__RAW RECORDS__.

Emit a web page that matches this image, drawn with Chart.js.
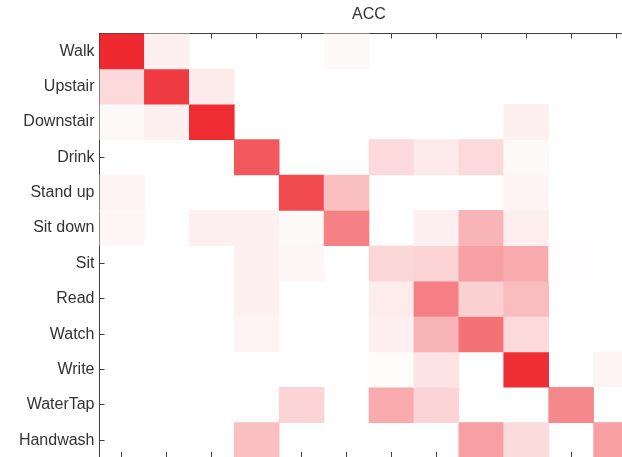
<!DOCTYPE html>
<html>
<head>
<meta charset="utf-8">
<script src="https://cdn.jsdelivr.net/npm/chart.js@4"></script>
<style>
  html, body { margin: 0; padding: 0; background: #fff; overflow: hidden; width: 622px; height: 457px; }
  #c { position: absolute; left: 0; top: 0; }
</style>
</head>
<body>
<canvas id="c" width="660" height="470" style="width:660px;height:470px"></canvas>
<script>
// Row (true) and column (predicted) categories
const rowLabels = ['Walk','Upstair','Downstair','Drink','Stand up','Sit down','Sit','Read','Watch','Write','WaterTap','Handwash'];
const colLabels = ['Walk','Upstair','Downstair','Drink','Stand up','Sit down','Sit','Read','Watch','Write','WaterTap','Handwash'];
const chartTitle = 'ACC';

// Colour intensity per cell (0 = white, 1 = full red), one array per row
const walk      = [1.00,0.07,0,   0,   0,   0.03,0,    0,   0,   0,   0,   0   ];
const upstair   = [0.18,0.92,0.10,0,   0,   0,   0,    0,   0,   0,   0,   0   ];
const downstair = [0.03,0.07,0.99,0,   0,   0,   0,    0,   0,   0.07,0,   0   ];
const drink     = [0,   0,   0,   0.78,0,   0,   0.18, 0.10,0.18,0.03,0,   0   ];
const standUp   = [0.05,0,   0,   0,   0.85,0.30,0,    0,   0,   0.05,0,   0   ];
const sitDown   = [0.04,0,   0.07,0.07,0.03,0.59,0,    0.07,0.35,0.08,0,   0   ];
const sit       = [0,   0,   0,   0.07,0.04,0,   0.19, 0.20,0.44,0.40,0.01,0   ];
const read      = [0,   0,   0,   0.07,0,   0,   0.09, 0.60,0.22,0.31,0,   0   ];
const watch     = [0,   0,   0,   0.05,0,   0,   0.07, 0.35,0.66,0.18,0,   0   ];
const write     = [0,   0,   0,   0,   0,   0,   0.015,0.13,0,   0.98,0,   0.05];
const waterTap  = [0,   0,   0,   0,   0.20,0,   0.40, 0.20,0,   0,   0.56,0   ];
const handwash  = [0,   0,   0,   0.30,0,   0,   0,    0,   0.45,0.17,0,   0.45];

const matrix = [walk, upstair, downstair, drink, standUp, sitDown, sit, read, watch, write, waterTap, handwash];

function cellColor(v) {
  const r = Math.round(255 + (238 - 255) * v);
  const g = Math.round(255 + (42 - 255) * v);
  const b = Math.round(255 + (48 - 255) * v);
  return `rgb(${r},${g},${b})`;
}

const datasets = matrix.map((rowVals, r) => ({
  label: rowLabels[r],
  data: rowVals.map(v => v > 0 ? [r, r + 1] : null),
  backgroundColor: rowVals.map(cellColor),
  borderWidth: 0,
  barPercentage: 1,
  categoryPercentage: 1,
  grouped: false,
  xAxisID: 'x',
  yAxisID: 'y'
}));

const FONT = '"Liberation Sans", Arial, Helvetica, sans-serif';
const AXIS = '#404040';

new Chart(document.getElementById('c'), {
  type: 'bar',
  data: { labels: colLabels, datasets },
  options: {
    responsive: false,
    animation: false,
    devicePixelRatio: 1,
    layout: { padding: { left: 0, top: 0, right: 21.5, bottom: 0 } },
    plugins: { legend: { display: false }, tooltip: { enabled: false }, title: { display: false } },
    scales: {
      x: {
        type: 'category',
        position: 'bottom',
        offset: true,
        z: 1,
        grid: { display: true, drawOnChartArea: false, offset: false, tickLength: -6, color: AXIS, lineWidth: 1 },
        border: { display: true, color: AXIS, width: 1 },
        ticks: { display: false },
        afterFit: s => { s.height = 12; s.paddingLeft = 0; s.paddingRight = 0; }
      },
      xTop: {
        type: 'category',
        position: 'top',
        offset: true,
        z: 1,
        labels: colLabels,
        grid: { display: true, drawOnChartArea: false, offset: false, tickLength: -5, color: AXIS, lineWidth: 1 },
        border: { display: true, color: AXIS, width: 1 },
        ticks: { display: false },
        title: { display: true, text: chartTitle, color: '#333', font: { family: FONT, size: 16 }, padding: { top: 5.4, bottom: 0 } },
        afterFit: s => { s.height = 33.5; s.paddingLeft = 0; s.paddingRight = 0; }
      },
      y: {
        type: 'linear',
        position: 'left',
        reverse: true,
        min: 0,
        max: 12,
        z: 1,
        grid: { display: true, drawOnChartArea: false, tickLength: -5, color: AXIS, lineWidth: 1 },
        border: { display: true, color: AXIS, width: 1 },
        afterBuildTicks: s => { s.ticks = rowLabels.map((_, i) => ({ value: i + 0.5 })); },
        ticks: {
          autoSkip: false,
          color: '#333',
          padding: 10,
          font: { family: FONT, size: 16 },
          callback: v => rowLabels[Math.floor(v)]
        },
        afterFit: s => { s.width = 99.5; s.paddingTop = 0; s.paddingBottom = 0; }
      }
    }
  }
});
</script>
</body>
</html>
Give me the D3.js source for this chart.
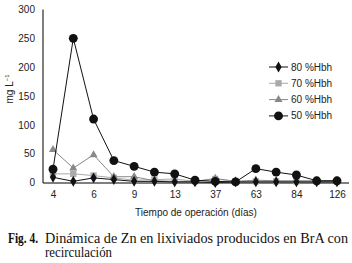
<!DOCTYPE html>
<html><head><meta charset="utf-8">
<script src="https://cdn.jsdelivr.net/npm/d3@7"></script>
<style>body{margin:0;background:#fff}svg{display:block}</style>
</head><body>
<script>
const categories = ["4","5","6","7","9","11","13","30","37","50","63","70","84","100","126"];
const tickLabels = ["4","","6","","9","","13","","37","","63","","84","","126"];
const yTicks = [0,50,100,150,200,250,300];
const s80 = [9,2,8,5,2,2,1,1,0,1,1,1,1,1,1];
const s70 = [15,15,12,8,4,5,6,2,6,2,2,2,2,2,2];
const s60 = [57,25,48,10,10,3,2,2,7,2,4,3,3,3,3];
const s50 = [23,250,110,38,28,18,15,4,2,1,24,18,13,3,3];
const seriesNames = ["80 %Hbh","70 %Hbh","60 %Hbh","50 %Hbh"];

const W=352,H=263;
const svg=d3.select("body").append("svg").attr("width",W).attr("height",H);
const x=d3.scalePoint().domain(categories).range([53,337]);
const y=d3.scaleLinear().domain([0,300]).range([182.5,9.5]);

const series=[
 {name:seriesNames[0],vals:s80,color:"#111",lw:1,sym:d3.symbolDiamond,size:34},
 {name:seriesNames[1],vals:s70,color:"#aaa",lw:1,sym:d3.symbolSquare,size:40},
 {name:seriesNames[2],vals:s60,color:"#888",lw:1,sym:d3.symbolTriangle,size:28},
 {name:seriesNames[3],vals:s50,color:"#111",lw:1,sym:d3.symbolCircle,size:62}
];

// axes
const yAx=svg.append("g").attr("transform","translate(43,0)")
 .call(d3.axisLeft(y).tickValues(yTicks).tickSize(0).tickPadding(8));
yAx.select(".domain").attr("stroke","#000").attr("d","M0,9.5V183");
yAx.selectAll("text").attr("font-family","Liberation Sans, Arial").attr("font-size",10).attr("fill","#222");

const xAx=svg.append("g").attr("transform","translate(0,183)")
 .call(d3.axisBottom(x).tickFormat((d,i)=>tickLabels[i]).tickSize(0).tickPadding(8));
xAx.select(".domain").attr("stroke","#000").attr("stroke-width",1.2).attr("d","M43,0H349");
xAx.selectAll("text").attr("font-family","Liberation Sans, Arial").attr("font-size",10).attr("fill","#222");

const line=d3.line().x((d,i)=>x(categories[i])).y(d=>y(d));
[1,2,0,3].forEach(k=>{
 const s=series[k];
 svg.append("path").datum(s.vals).attr("d",line).attr("fill","none").attr("stroke",s.color).attr("stroke-width",s.lw);
 svg.append("g").selectAll("path").data(s.vals).join("path")
  .attr("transform",(d,i)=>`translate(${x(categories[i])},${y(d)})`)
  .attr("d",d3.symbol().type(s.sym).size(s.size)).attr("fill",s.color);
});

// legend
const lg=svg.append("g");
series.forEach((s,i)=>{
 const yy=67+i*16.3;
 lg.append("line").attr("x1",269).attr("x2",288).attr("y1",yy).attr("y2",yy).attr("stroke",s.color).attr("stroke-width",1);
 lg.append("path").attr("transform",`translate(278.5,${yy})`).attr("d",d3.symbol().type(s.sym).size(s.size)).attr("fill",s.color);
 lg.append("text").attr("x",291).attr("y",yy+3.5).text(s.name)
  .attr("font-family","Liberation Sans, Arial").attr("font-size",10).attr("fill","#222");
});

// axis titles
svg.append("text").attr("transform","translate(13,89) rotate(-90)").attr("text-anchor","middle")
 .attr("font-family","Liberation Sans, Arial").attr("font-size",10).attr("fill","#222")
 .html('mg L<tspan dy="-4" font-size="6">−1</tspan>');
svg.append("text").attr("x",196).attr("y",216).attr("text-anchor","middle")
 .attr("font-family","Liberation Sans, Arial").attr("font-size",10).attr("fill","#222")
 .text("Tiempo de operación (días)");

// caption
const serif="Liberation Serif, Times New Roman";
svg.append("text").attr("x",8).attr("y",243).attr("font-family",serif).attr("font-size",14).attr("font-weight","bold").attr("fill","#111")
 .attr("textLength",30).attr("lengthAdjust","spacingAndGlyphs").text("Fig. 4.");
svg.append("text").attr("x",45).attr("y",243).attr("font-family",serif).attr("font-size",14).attr("fill","#111")
 .attr("textLength",303).attr("lengthAdjust","spacingAndGlyphs").text("Dinámica de Zn en lixiviados producidos en BrA con");
svg.append("text").attr("x",45).attr("y",257).attr("font-family",serif).attr("font-size",14).attr("fill","#111")
 .attr("textLength",67).attr("lengthAdjust","spacingAndGlyphs").text("recirculación");
</script>
</body></html>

__WHAT THE EXERCISE ASKS__.
List each line of the entries that holds the string "this".

__ANSWER__.
Emit a web page that matches this image, drawn with Chart.js.
Give me the D3.js source for this chart.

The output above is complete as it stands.